Still, I was happy to see in my legal translation overview, that the specialty is not totally impervious to what the defendant perceives and understands.
In that class, I was introduced to the concept of avoiding the appearance of impropriety, and to practical applications of what that principle means in real-life practice.
"Impropriety" means behaving inappropriately, and the appearance of impropriety is when it looks as though someone is behaving inappropriately, even though their actual behavior may be totally innocent.
The example given in the legal translation class is that--even if they are in reality good friends outside the courtroom--once they get into the courtroom, the lawyers don't stand around laughing and joking with the judge on breaks.
The reason for this is that, even if the conversation is totally innocuous (like picnic plans for the upcoming weekend), if the prosecutor and the judge are joking around, the client could reasonably interpret that friends support friends, and as a result, the judge is biased in favor of the prosecutor and against the defendant as the trial proceeds.
As a result of situations like this, professional codes of ethics have been developed to offer guidance on how is the appropriate way for professionals to behave.
Avoiding even the appearance of impropriety in the mind of a reasonable person is one basis of those codes. Some of the behaviors they prescribed by may seem nit-picky and unnecessary--recently, a social-worker friend of mine discovered at the grocery checkout line that she had left her wallet at home, and one of her clients, who happened to be behind her in line, offered to lend her the money.
Instead of accepting the money, she thanked the client graciously and then left her groceries at the checkout, and went home to get her wallet.
The reason is that she works with very poor clients, who are underserved by our system.

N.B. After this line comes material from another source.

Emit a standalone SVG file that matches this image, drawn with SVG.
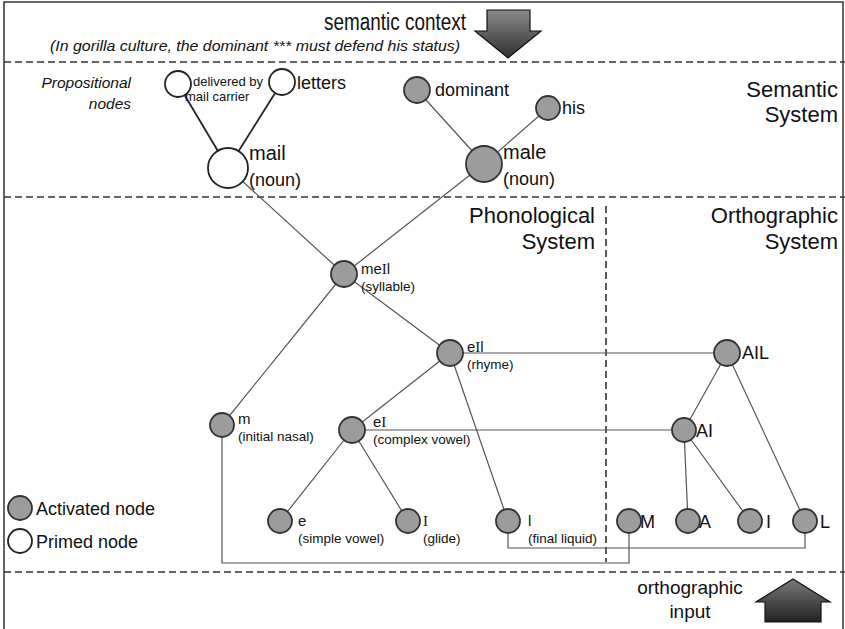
<svg xmlns="http://www.w3.org/2000/svg" width="845" height="629" viewBox="0 0 845 629">
<defs>
<linearGradient id="gDown" x1="0" y1="0" x2="0" y2="1"><stop offset="0" stop-color="#8a8a8a"/><stop offset="1" stop-color="#2e2e2e"/></linearGradient>
<linearGradient id="gUp" x1="0" y1="0" x2="0" y2="1"><stop offset="0" stop-color="#7a7a7a"/><stop offset="1" stop-color="#222"/></linearGradient>
<style>
text{font-family:"Liberation Sans",Arial,sans-serif;fill:#111}
.act{fill:#9c9c9c;stroke:#333;stroke-width:1.8}
.pri{fill:#fff;stroke:#222;stroke-width:1.8}
.ln{stroke:#555;stroke-width:1.2;fill:none}
.lk{stroke:#222;stroke-width:1.8;fill:none}
.dash{stroke:#333;stroke-width:1.6;stroke-dasharray:7 4;fill:none}
.sys{font-size:22px;text-anchor:end}
.sm{font-size:13.5px}
.ph{font-size:15px}
.md{font-size:18px}
.big{font-size:20px}
.ser{font-family:"Liberation Serif","Times New Roman",serif}
</style>
</defs>
<rect x="4" y="2" width="839" height="640" fill="#fff" stroke="#333" stroke-width="1.5"/>
<g id="separators">
<line class="dash" x1="4" y1="62" x2="845" y2="62"/>
<line class="dash" x1="4" y1="197" x2="845" y2="197"/>
<line class="dash" x1="4" y1="572" x2="845" y2="572"/>
<line class="dash" x1="606" y1="206" x2="606" y2="562"/>
</g>
<g id="context">
<text x="395" y="30" font-size="23" text-anchor="middle" textLength="142" lengthAdjust="spacingAndGlyphs">semantic context</text>
<text x="50" y="51" font-size="15" font-style="italic" textLength="410" lengthAdjust="spacingAndGlyphs">(In gorilla culture, the dominant *** must defend his status)</text>
<path d="M487,10 H530 V31 H541 L508,58 L475,31 H487 Z" fill="url(#gDown)" stroke="#111" stroke-width="1.2"/>
<text x="690" y="594" font-size="19" text-anchor="middle">orthographic</text>
<text x="690" y="618" font-size="19" text-anchor="middle">input</text>
<path d="M765,622 V602 H756 L793,579 L830,602 H821 V622 Z" fill="url(#gUp)" stroke="#111" stroke-width="1.2"/>
</g>
<g id="labels">
<text x="131" y="88" font-size="15.5" font-style="italic" text-anchor="end">Propositional</text>
<text x="131" y="109" font-size="15.5" font-style="italic" text-anchor="end">nodes</text>
<text class="sys" x="838" y="97">Semantic</text>
<text class="sys" x="838" y="122">System</text>
<text class="sys" x="595" y="223">Phonological</text>
<text class="sys" x="595" y="249">System</text>
<text class="sys" x="838" y="223">Orthographic</text>
<text class="sys" x="838" y="249">System</text>
</g>
<g id="connectors">
<line class="lk" x1="178" y1="84" x2="228" y2="168"/>
<line class="lk" x1="282" y1="82" x2="228" y2="168"/>
<line class="ln" x1="417" y1="90" x2="484" y2="164"/>
<line class="ln" x1="548" y1="108" x2="484" y2="164"/>
<line class="ln" x1="228" y1="168" x2="344" y2="274"/>
<line class="ln" x1="484" y1="164" x2="344" y2="274"/>
<line class="ln" x1="344" y1="274" x2="222" y2="425"/>
<line class="ln" x1="344" y1="274" x2="450" y2="353"/>
<line class="ln" x1="450" y1="353" x2="352" y2="430"/>
<line class="ln" x1="450" y1="353" x2="508" y2="521"/>
<line class="ln" x1="450" y1="353" x2="727" y2="353"/>
<line class="ln" x1="352" y1="430" x2="684" y2="430"/>
<line class="ln" x1="352" y1="430" x2="280" y2="521"/>
<line class="ln" x1="352" y1="430" x2="408" y2="521"/>
<line class="ln" x1="727" y1="353" x2="684" y2="430"/>
<line class="ln" x1="727" y1="353" x2="805" y2="521"/>
<line class="ln" x1="684" y1="430" x2="688" y2="521"/>
<line class="ln" x1="684" y1="430" x2="750" y2="521"/>
<polyline class="ln" points="222,425 222,563 629,563 629,521"/>
<polyline class="ln" points="508,521 508,548 805,548 805,521"/>
</g>
<g id="n-delivered"><circle class="pri" cx="178" cy="84" r="13"/><text x="193" y="86" font-size="13">delivered by</text><text x="185" y="101" font-size="13">mail carrier</text></g>
<g id="n-letters"><circle class="pri" cx="282" cy="82" r="13"/><text class="md" x="297" y="89">letters</text></g>
<g id="n-mail"><circle class="pri" cx="228" cy="168" r="20"/><text class="big" x="249" y="160">mail</text><text class="md" x="249" y="186">(noun)</text></g>
<g id="n-dominant"><circle class="act" cx="417" cy="90" r="13"/><text class="md" x="435" y="96">dominant</text></g>
<g id="n-his"><circle class="act" cx="548" cy="108" r="12"/><text class="md" x="562" y="114">his</text></g>
<g id="n-male"><circle class="act" cx="484" cy="164" r="18"/><text class="big" x="503" y="159">male</text><text class="md" x="503" y="185">(noun)</text></g>
<g id="n-meIl"><circle class="act" cx="344" cy="274" r="13"/><text class="ph" x="361" y="274">me<tspan class="ser">I</tspan>l</text><text class="sm" x="361" y="291">(syllable)</text></g>
<g id="n-eIl"><circle class="act" cx="450" cy="353" r="13"/><text class="ph" x="467" y="352">e<tspan class="ser">I</tspan>l</text><text class="sm" x="467" y="369">(rhyme)</text></g>
<g id="n-m"><circle class="act" cx="222" cy="425" r="12"/><text class="ph" x="238" y="424">m</text><text class="sm" x="238" y="441">(initial nasal)</text></g>
<g id="n-eI"><circle class="act" cx="352" cy="430" r="13"/><text class="ph" x="373" y="427">e<tspan class="ser">I</tspan></text><text class="sm" x="373" y="444">(complex vowel)</text></g>
<g id="n-e"><circle class="act" cx="280" cy="521" r="12"/><text class="ph" x="298" y="526">e</text><text class="sm" x="298" y="543">(simple vowel)</text></g>
<g id="n-glide"><circle class="act" cx="408" cy="521" r="12"/><text class="ph ser" x="423" y="526">I</text><text class="sm" x="423" y="543">(glide)</text></g>
<g id="n-liquid"><circle class="act" cx="508" cy="521" r="12"/><text class="ph" x="528" y="526">l</text><text class="sm" x="528" y="543">(final liquid)</text></g>
<g id="n-M"><circle class="act" cx="629" cy="521" r="12"/><text class="md" x="640" y="528">M</text></g>
<g id="n-A"><circle class="act" cx="688" cy="521" r="12"/><text class="md" x="699" y="528">A</text></g>
<g id="n-I"><circle class="act" cx="750" cy="521" r="12"/><text class="md" x="766" y="528">I</text></g>
<g id="n-L"><circle class="act" cx="805" cy="521" r="12"/><text class="md" x="820" y="528">L</text></g>
<g id="n-AIL"><circle class="act" cx="727" cy="353" r="13"/><text class="md" x="742" y="359">AIL</text></g>
<g id="n-AI"><circle class="act" cx="684" cy="430" r="12"/><text class="md" x="696" y="437">AI</text></g>
<g id="legend">
<circle class="act" cx="20" cy="508" r="12"/><text class="md" x="36" y="515">Activated node</text>
<circle class="pri" cx="20" cy="541" r="12"/><text class="md" x="36" y="548">Primed node</text>
</g>
</svg>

They spend hours waiting in line for things that most of us in the middle-class take for granted--if, indeed, those things are available at all to them.
If she is seen in public accepting money from a client, then other clients who might see that transaction take place, or hear about it from others, could--very reasonably--interpret that to mean that the client was purchasing access to special favors from my friend.
The sticking point is what "in the mind of a reasonable person" means. That standard is open to interpretation; like abductive reasoning to the "best" explanation, we can't define a one-size-fits-all definition for it. Life would be so much easier if we could do that, but people are so complex and diverse that it's not possible.
Last week, I had to reschedule an appointment with an older, frail, client in the early stages of Alzheimer's disease because of car trouble I was having. The expensive car repairs are coming at a most inconvenient time, but that's just the way it is.
My client offered, of his own initiative, to help me finance the purchase of a car to replace the one that's giving me such trouble.
As tempting as the offer was, and as much as it would help me out to have assistance in financing the purchase of a replacement vehicle at this inconvenient time, I think everyone reading this post can see what my answer to my client had to be, and exactly why that is so.